Ses deux livres Mohammed VI, le grand malentendu (édité en France en 2009 et censuré au Maroc) et Paris-Marrakech: luxe, pouvoir et réseaux (coécrit avec le journaliste Jean-Pierre Tuquoi du Monde et publié en 2012, il a malheureusement subi le même sort que le premier au Maroc) lui ont valu l’opprobre du Makhzen. « Il est toujours pour moi significatif de constater que mes livres se trouvent en tête de gondole dans certains grands groupes de librairies à Paris et pas dans les rayons des mêmes enseignes à Casablanca ou Marrakech. C’est toute l’illusion du Maroc d’aujourd’hui où la modernité n’est souvent qu’une façade, constate l’écrivain. Tant la Couronne détient non seulement l’essentiel du pouvoir politique, mais est protégée par un halo de sacralité qui est traduit dans les textes de loi, s’aventurer à enquêter sur le roi du Maroc, sa famille ou son premier cercle vous expose à la censure et à des peines privatives de liberté que ce soit par voie de presse ou par la publication d’ouvrages. »
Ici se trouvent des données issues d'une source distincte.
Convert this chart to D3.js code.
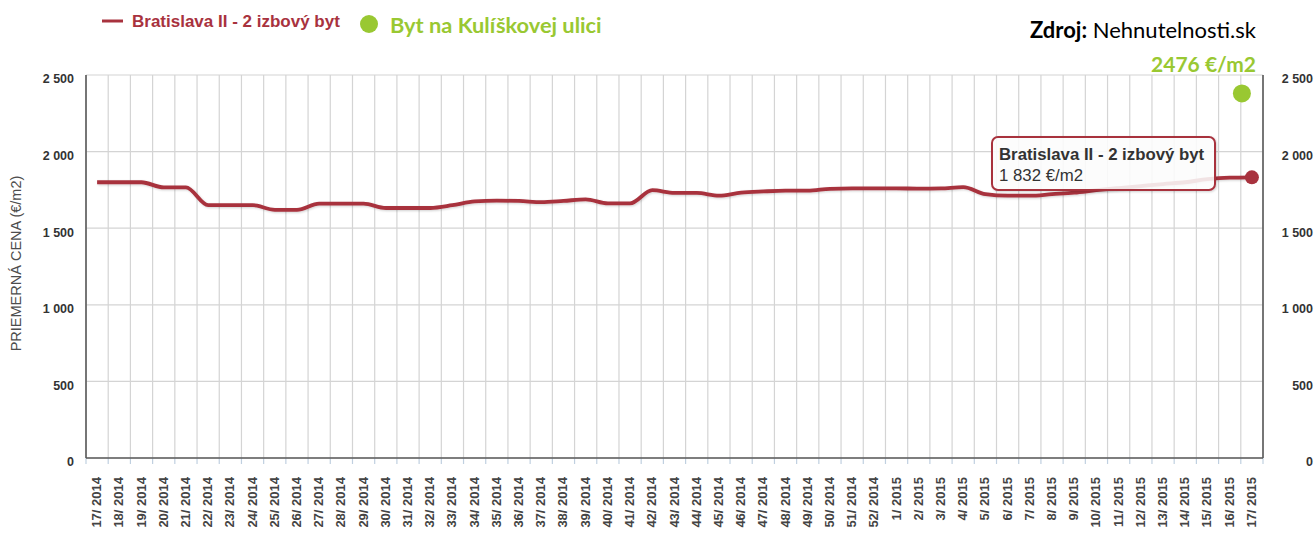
<!DOCTYPE html>
<html><head><meta charset="utf-8">
<script src="https://cdn.jsdelivr.net/npm/d3@7"></script>
<style>body{margin:0;background:#fff;overflow:hidden} svg{display:block}</style>
</head><body><svg id="c" width="1316" height="535"></svg>
<script>
const categories = [
 "17/ 2014","18/ 2014","19/ 2014","20/ 2014","21/ 2014","22/ 2014","23/ 2014","24/ 2014","25/ 2014",
 "26/ 2014","27/ 2014","28/ 2014","29/ 2014","30/ 2014","31/ 2014","32/ 2014","33/ 2014","34/ 2014",
 "35/ 2014","36/ 2014","37/ 2014","38/ 2014","39/ 2014","40/ 2014","41/ 2014","42/ 2014","43/ 2014",
 "44/ 2014","45/ 2014","46/ 2014","47/ 2014","48/ 2014","49/ 2014","50/ 2014","51/ 2014","52/ 2014",
 "1/ 2015","2/ 2015","3/ 2015","4/ 2015","5/ 2015","6/ 2015","7/ 2015","8/ 2015","9/ 2015",
 "10/ 2015","11/ 2015","12/ 2015","13/ 2015","14/ 2015","15/ 2015","16/ 2015","17/ 2015"];
const seriesName = "Bratislava II - 2 izbový byt";
const seriesValues = [
 1800,1800,1800,1766,1766,1650,1650,1650,1620,
 1620,1660,1660,1660,1632,1632,1632,1650,1675,
 1680,1678,1670,1678,1688,1662,1662,1748,1730,
 1730,1712,1732,1740,1745,1745,1757,1760,1760,
 1760,1758,1760,1768,1722,1712,1712,1722,1732,
 1748,1762,1775,1788,1800,1820,1830,1832];
const yTickValues = [0,500,1000,1500,2000,2500];
const yTickLabels = ["0","500","1 000","1 500","2 000","2 500"];
const yTitle = "PRIEMERNÁ CENA (€/m2)";
const flatName = "Byt na Kulíškovej ulici";
const flatCategory = "17/ 2015";
const flatMarkerValue = 2380;
const flatLabel = "2476 €/m2";
const tooltipValue = "1 832 €/m2";

const RED = "#a8323e", GREEN = "#99c832";
const L = 86, R = 1263, T = 75, B = 458;
const svg = d3.select("#c");
const defs = svg.append("defs");
const sh = defs.append("filter").attr("id","sh").attr("x","-10%").attr("y","-30%").attr("width","130%").attr("height","180%");
sh.append("feDropShadow").attr("dx",1).attr("dy",1).attr("stdDeviation",1.2).attr("flood-color","#000").attr("flood-opacity",0.18);

const x = d3.scaleBand().domain(categories).range([L, R]).padding(0);
const y = d3.scaleLinear().domain([0, 2500]).range([B, T]);
const cx = c => x(c) + x.bandwidth()/2;

const g = svg.append("g");
const bounds = categories.map(c => x(c)).concat([R]);
g.selectAll("line.vg").data(bounds).join("line")
 .attr("x1", d=>d).attr("x2", d=>d).attr("y1", T).attr("y2", B)
 .attr("stroke", "#d4d4d4").attr("stroke-width", 1.2);
g.selectAll("line.hg").data(yTickValues).join("line")
 .attr("x1", L).attr("x2", R).attr("y1", d=>y(d)).attr("y2", d=>y(d))
 .attr("stroke", "#d4d4d4").attr("stroke-width", 1.2);
g.selectAll("line.tk").data(bounds).join("line")
 .attr("x1", d=>d).attr("x2", d=>d).attr("y1", B).attr("y2", B+6)
 .attr("stroke", "#c0d0e0").attr("stroke-width", 1.2);
g.append("line").attr("x1",L).attr("x2",L).attr("y1",T).attr("y2",B).attr("stroke","#5a5a5a").attr("stroke-width",1.6);
g.append("line").attr("x1",R).attr("x2",R).attr("y1",T).attr("y2",B).attr("stroke","#5a5a5a").attr("stroke-width",1.6);
g.append("line").attr("x1",L).attr("x2",R).attr("y1",B).attr("y2",B).attr("stroke","#5a5a5a").attr("stroke-width",1.6);

const axFont = "'Liberation Sans', Arial, sans-serif";
[[74],[1313]].forEach(([xx]) => {
  g.selectAll(null).data(yTickValues).join("text")
   .attr("x", xx).attr("y", d=>y(d)+4).attr("dy","0.35em")
   .attr("text-anchor","end").attr("font-family",axFont).attr("font-weight","bold")
   .attr("font-size","12.5px").attr("fill","#333")
   .text((d,i)=>yTickLabels[i]);
});
g.append("text").attr("transform",`translate(21,${(T+B)/2-3}) rotate(-90)`)
 .attr("text-anchor","middle").attr("font-family",axFont).attr("font-size","14.5px").attr("fill","#4d4d4d")
 .text(yTitle);
g.selectAll("text.xl").data(categories).join("text")
 .attr("transform", c => `translate(${cx(c)+4},${B+19}) rotate(-90)`)
 .attr("text-anchor","end").attr("font-family",axFont).attr("font-weight","bold")
 .attr("font-size","13px").attr("fill","#444")
 .text(c=>c);

const line = d3.line().x((d,i)=>cx(categories[i])).y(d=>y(d)).curve(d3.curveMonotoneX);
g.append("path").datum(seriesValues).attr("d", line).attr("fill","none")
 .attr("stroke", RED).attr("stroke-width", 3.8).attr("stroke-linejoin","round").attr("filter","url(#sh)");
const lastI = seriesValues.length-1;
g.append("circle").attr("cx", cx(categories[lastI])).attr("cy", y(seriesValues[lastI])).attr("r", 7).attr("fill", RED);

const tt = g.append("g").attr("transform","translate(992,137)");
tt.append("rect").attr("width",223).attr("height",53).attr("rx",6)
 .attr("fill","#fff").attr("fill-opacity",0.85).attr("stroke",RED).attr("stroke-width",2).attr("filter","url(#sh)");
tt.append("text").attr("x",7).attr("y",23).attr("font-family",axFont).attr("font-weight","bold")
 .attr("font-size","16.8px").attr("fill","#333").text(seriesName);
tt.append("text").attr("x",7).attr("y",44).attr("font-family",axFont)
 .attr("font-size","16.8px").attr("fill","#333").text(tooltipValue);

g.append("circle").attr("cx", cx(flatCategory)-10).attr("cy", y(flatMarkerValue)).attr("r", 9).attr("fill", GREEN);

const lg = svg.append("g");
lg.append("line").attr("x1",102).attr("x2",123).attr("y1",21).attr("y2",21).attr("stroke",RED).attr("stroke-width",3);
lg.append("text").attr("x",132).attr("y",27).attr("font-family",axFont).attr("font-weight","bold")
 .attr("font-size","17px").attr("fill",RED).text(seriesName);
lg.append("circle").attr("cx",369).attr("cy",24).attr("r",9).attr("fill",GREEN);
const calFont = "Lato, 'Open Sans', sans-serif";
lg.append("text").attr("x",390).attr("y",33).attr("font-family",calFont).attr("font-weight","bold")
 .attr("font-size","21.8px").attr("fill",GREEN).text(flatName);

const src = svg.append("text").attr("x",1256).attr("y",38).attr("text-anchor","end")
 .attr("font-family",calFont).attr("font-size","22px").attr("fill","#000");
src.append("tspan").attr("font-weight","bold").text("Zdroj:");
src.append("tspan").text(" Nehnutelnosti.sk");
svg.append("text").attr("x",1256).attr("y",72).attr("text-anchor","end")
 .attr("font-family",calFont).attr("font-weight","bold").attr("font-size","21px").attr("fill",GREEN).text(flatLabel);
</script></body></html>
Ali Amar de manque pas d’inspiration pour mettre à profit sa période de résidence à Bruxelles: « C’est d’abord pour moi une chance, grâce à un partenariat conclu entre les universités bruxelloises et Passa Porta, de pouvoir échanger avec les étudiants et le corps professoral et plus largement avec le public belge. Cette année, la Belgique et le Maroc célèbrent les 50 ans de l’immigration marocaine, l’occasion de revenir sur cette histoire commune, d’en comprendre les enjeux et l’avenir. Je crois que ce genre d’expérience est indispensable dans le dialogue que nous devons instaurer entre intellectuels du Maroc et de Belgique pour dépasser le simple cadre des relations bilatérales entre nos deux pays. » Les conférences qu’il animera en Belgique alimenteront ainsi ses futurs écrits. Dans la tête d’Ali Amar trotte l’idée d’un remake de son second livre, mais cette fois-ci dans le cadre des relations belgo-marocaines.

 


(1) Amélie Dogot, « Ali Amar, réfugié littéraire à Bruxelles », dans Esprit Libre, n°32, avril-mai 2014, pp. 24-25.